Task
Type out the complete listing below word for word, without its pictures.

Collected material
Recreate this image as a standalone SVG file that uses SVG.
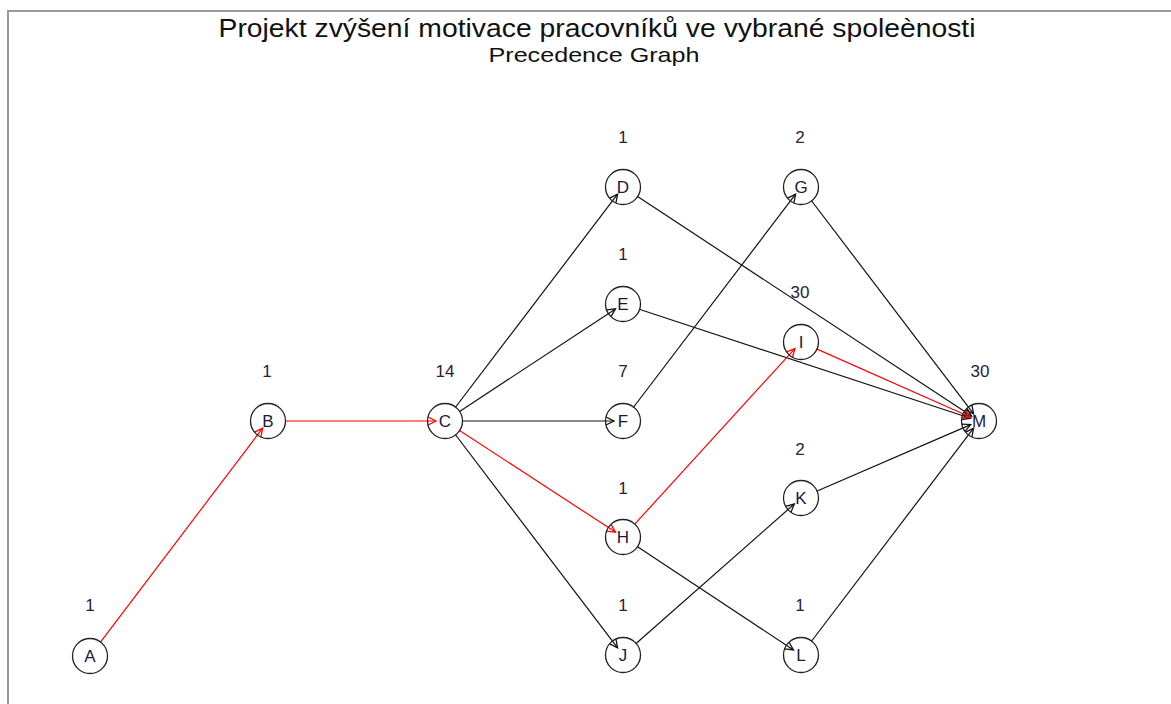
<svg xmlns="http://www.w3.org/2000/svg" width="1171" height="704" viewBox="0 0 1171 704">
<defs>
<style>
.t{font-family:"Liberation Sans",Arial,sans-serif;fill:#111;text-anchor:middle}
.nd circle{fill:none;stroke:#222;stroke-width:1.3}
.lbl{font-family:"Liberation Sans",Arial,sans-serif;font-size:17px;fill:#1a1a3a;text-anchor:middle}
.num{font-family:"Liberation Sans",Arial,sans-serif;font-size:17px;fill:#2a2040;text-anchor:middle}
.e{stroke:#111;stroke-width:1.2;fill:none;marker-end:url(#ab)}
.r{stroke:#f00;stroke-width:1.2;fill:none;marker-end:url(#ar)}
</style>
<marker id="ab" viewBox="-10 -6 12 12" markerWidth="12" markerHeight="12" refX="0" refY="0" orient="auto" markerUnits="userSpaceOnUse">
<path d="M-8,-4 L0,0 L-8,4" fill="none" stroke="#111" stroke-width="1.3"/>
</marker>
<marker id="ar" viewBox="-10 -6 12 12" markerWidth="12" markerHeight="12" refX="0" refY="0" orient="auto" markerUnits="userSpaceOnUse">
<path d="M-8,-4 L0,0 L-8,4" fill="none" stroke="#f00" stroke-width="1.3"/>
</marker>
</defs>
<rect width="1171" height="704" fill="#fff"/>
<path d="M8,704 L8,11 L1171,11" fill="none" stroke="#9a9a9a" stroke-width="2"/>
<text class="t" x="597" y="37" font-size="25.5" textLength="757" lengthAdjust="spacingAndGlyphs">Projekt zvýšení motivace pracovníků ve vybrané spoleènosti</text>
<text class="t" x="594" y="62" font-size="21" textLength="211" lengthAdjust="spacingAndGlyphs">Precedence Graph</text>
<g id="edges">
<line class="e" x1="455.3" y1="407.5" x2="617.6" y2="194.2"/>
<line class="e" x1="459.2" y1="411.7" x2="615.5" y2="308.9"/>
<line class="e" x1="462" y1="421" x2="614" y2="421"/>
<line class="e" x1="455.3" y1="434.5" x2="617.6" y2="647.8"/>
<line class="e" x1="637.2" y1="196.3" x2="971.5" y2="416.1"/>
<line class="e" x1="639.2" y1="309.3" x2="970.4" y2="418.2"/>
<line class="e" x1="633.3" y1="407.5" x2="795.6" y2="194.2"/>
<line class="e" x1="811.3" y1="200.5" x2="973.6" y2="413.8"/>
<line class="e" x1="637.2" y1="546.4" x2="793.5" y2="650.0"/>
<line class="e" x1="635.8" y1="643.8" x2="794.3" y2="504.0"/>
<line class="e" x1="816.6" y1="491.2" x2="970.7" y2="424.6"/>
<line class="e" x1="811.3" y1="641.5" x2="973.6" y2="428.2"/>
<line class="r" x1="100.3" y1="642.4" x2="262.6" y2="428.2"/>
<line class="r" x1="285" y1="421" x2="436" y2="421"/>
<line class="r" x1="459.2" y1="430.3" x2="615.5" y2="532.1"/>
<line class="r" x1="634.5" y1="524.4" x2="794.9" y2="348.6"/>
<line class="r" x1="816.5" y1="348.9" x2="970.8" y2="417.3"/>
</g>
<g id="A" class="nd"><circle cx="90" cy="656" r="17.5"/><text class="lbl" x="90" y="662">A</text><text class="num" x="90" y="611">1</text></g>
<g id="B" class="nd"><circle cx="268" cy="421" r="17.5"/><text class="lbl" x="268" y="427">B</text><text class="num" x="267" y="377">1</text></g>
<g id="C" class="nd"><circle cx="445" cy="421" r="17.5"/><text class="lbl" x="445" y="427">C</text><text class="num" x="445" y="377">14</text></g>
<g id="D" class="nd"><circle cx="623" cy="187" r="17.5"/><text class="lbl" x="623" y="193">D</text><text class="num" x="623" y="143">1</text></g>
<g id="E" class="nd"><circle cx="623" cy="304" r="17.5"/><text class="lbl" x="623" y="310">E</text><text class="num" x="623" y="260">1</text></g>
<g id="F" class="nd"><circle cx="623" cy="421" r="17.5"/><text class="lbl" x="623" y="427">F</text><text class="num" x="623" y="377">7</text></g>
<g id="H" class="nd"><circle cx="623" cy="537" r="17.5"/><text class="lbl" x="623" y="543">H</text><text class="num" x="623" y="494">1</text></g>
<g id="J" class="nd"><circle cx="623" cy="655" r="17.5"/><text class="lbl" x="623" y="661">J</text><text class="num" x="623" y="611">1</text></g>
<g id="G" class="nd"><circle cx="801" cy="187" r="17.5"/><text class="lbl" x="801" y="193">G</text><text class="num" x="800" y="143">2</text></g>
<g id="I" class="nd"><circle cx="801" cy="342" r="17.5"/><text class="lbl" x="801" y="348">I</text><text class="num" x="800" y="298">30</text></g>
<g id="K" class="nd"><circle cx="801" cy="498" r="17.5"/><text class="lbl" x="801" y="504">K</text><text class="num" x="800" y="455">2</text></g>
<g id="L" class="nd"><circle cx="801" cy="655" r="17.5"/><text class="lbl" x="801" y="661">L</text><text class="num" x="800" y="611">1</text></g>
<g id="M" class="nd"><circle cx="979" cy="421" r="17.5"/><text class="lbl" x="979" y="427">M</text><text class="num" x="980" y="377">30</text></g>
</svg>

Output for this exercise
Recreate this image as a standalone SVG file that uses SVG.
<svg xmlns="http://www.w3.org/2000/svg" width="1171" height="704" viewBox="0 0 1171 704">
<defs>
<style>
.t{font-family:"Liberation Sans",Arial,sans-serif;fill:#111;text-anchor:middle}
.nd circle{fill:none;stroke:#222;stroke-width:1.3}
.lbl{font-family:"Liberation Sans",Arial,sans-serif;font-size:17px;fill:#1a1a3a;text-anchor:middle}
.num{font-family:"Liberation Sans",Arial,sans-serif;font-size:17px;fill:#2a2040;text-anchor:middle}
.e{stroke:#111;stroke-width:1.2;fill:none;marker-end:url(#ab)}
.r{stroke:#f00;stroke-width:1.2;fill:none;marker-end:url(#ar)}
</style>
<marker id="ab" viewBox="-10 -6 12 12" markerWidth="12" markerHeight="12" refX="0" refY="0" orient="auto" markerUnits="userSpaceOnUse">
<path d="M-8,-4 L0,0 L-8,4" fill="none" stroke="#111" stroke-width="1.3"/>
</marker>
<marker id="ar" viewBox="-10 -6 12 12" markerWidth="12" markerHeight="12" refX="0" refY="0" orient="auto" markerUnits="userSpaceOnUse">
<path d="M-8,-4 L0,0 L-8,4" fill="none" stroke="#f00" stroke-width="1.3"/>
</marker>
</defs>
<rect width="1171" height="704" fill="#fff"/>
<path d="M8,704 L8,11 L1171,11" fill="none" stroke="#9a9a9a" stroke-width="2"/>
<text class="t" x="597" y="37" font-size="25.5" textLength="757" lengthAdjust="spacingAndGlyphs">Projekt zvýšení motivace pracovníků ve vybrané spoleènosti</text>
<text class="t" x="594" y="62" font-size="21" textLength="211" lengthAdjust="spacingAndGlyphs">Precedence Graph</text>
<g id="edges">
<line class="e" x1="455.3" y1="407.5" x2="617.6" y2="194.2"/>
<line class="e" x1="459.2" y1="411.7" x2="615.5" y2="308.9"/>
<line class="e" x1="462" y1="421" x2="614" y2="421"/>
<line class="e" x1="455.3" y1="434.5" x2="617.6" y2="647.8"/>
<line class="e" x1="637.2" y1="196.3" x2="971.5" y2="416.1"/>
<line class="e" x1="639.2" y1="309.3" x2="970.4" y2="418.2"/>
<line class="e" x1="633.3" y1="407.5" x2="795.6" y2="194.2"/>
<line class="e" x1="811.3" y1="200.5" x2="973.6" y2="413.8"/>
<line class="e" x1="637.2" y1="546.4" x2="793.5" y2="650.0"/>
<line class="e" x1="635.8" y1="643.8" x2="794.3" y2="504.0"/>
<line class="e" x1="816.6" y1="491.2" x2="970.7" y2="424.6"/>
<line class="e" x1="811.3" y1="641.5" x2="973.6" y2="428.2"/>
<line class="r" x1="100.3" y1="642.4" x2="262.6" y2="428.2"/>
<line class="r" x1="285" y1="421" x2="436" y2="421"/>
<line class="r" x1="459.2" y1="430.3" x2="615.5" y2="532.1"/>
<line class="r" x1="634.5" y1="524.4" x2="794.9" y2="348.6"/>
<line class="r" x1="816.5" y1="348.9" x2="970.8" y2="417.3"/>
</g>
<g id="A" class="nd"><circle cx="90" cy="656" r="17.5"/><text class="lbl" x="90" y="662">A</text><text class="num" x="90" y="611">1</text></g>
<g id="B" class="nd"><circle cx="268" cy="421" r="17.5"/><text class="lbl" x="268" y="427">B</text><text class="num" x="267" y="377">1</text></g>
<g id="C" class="nd"><circle cx="445" cy="421" r="17.5"/><text class="lbl" x="445" y="427">C</text><text class="num" x="445" y="377">14</text></g>
<g id="D" class="nd"><circle cx="623" cy="187" r="17.5"/><text class="lbl" x="623" y="193">D</text><text class="num" x="623" y="143">1</text></g>
<g id="E" class="nd"><circle cx="623" cy="304" r="17.5"/><text class="lbl" x="623" y="310">E</text><text class="num" x="623" y="260">1</text></g>
<g id="F" class="nd"><circle cx="623" cy="421" r="17.5"/><text class="lbl" x="623" y="427">F</text><text class="num" x="623" y="377">7</text></g>
<g id="H" class="nd"><circle cx="623" cy="537" r="17.5"/><text class="lbl" x="623" y="543">H</text><text class="num" x="623" y="494">1</text></g>
<g id="J" class="nd"><circle cx="623" cy="655" r="17.5"/><text class="lbl" x="623" y="661">J</text><text class="num" x="623" y="611">1</text></g>
<g id="G" class="nd"><circle cx="801" cy="187" r="17.5"/><text class="lbl" x="801" y="193">G</text><text class="num" x="800" y="143">2</text></g>
<g id="I" class="nd"><circle cx="801" cy="342" r="17.5"/><text class="lbl" x="801" y="348">I</text><text class="num" x="800" y="298">30</text></g>
<g id="K" class="nd"><circle cx="801" cy="498" r="17.5"/><text class="lbl" x="801" y="504">K</text><text class="num" x="800" y="455">2</text></g>
<g id="L" class="nd"><circle cx="801" cy="655" r="17.5"/><text class="lbl" x="801" y="661">L</text><text class="num" x="800" y="611">1</text></g>
<g id="M" class="nd"><circle cx="979" cy="421" r="17.5"/><text class="lbl" x="979" y="427">M</text><text class="num" x="980" y="377">30</text></g>
</svg>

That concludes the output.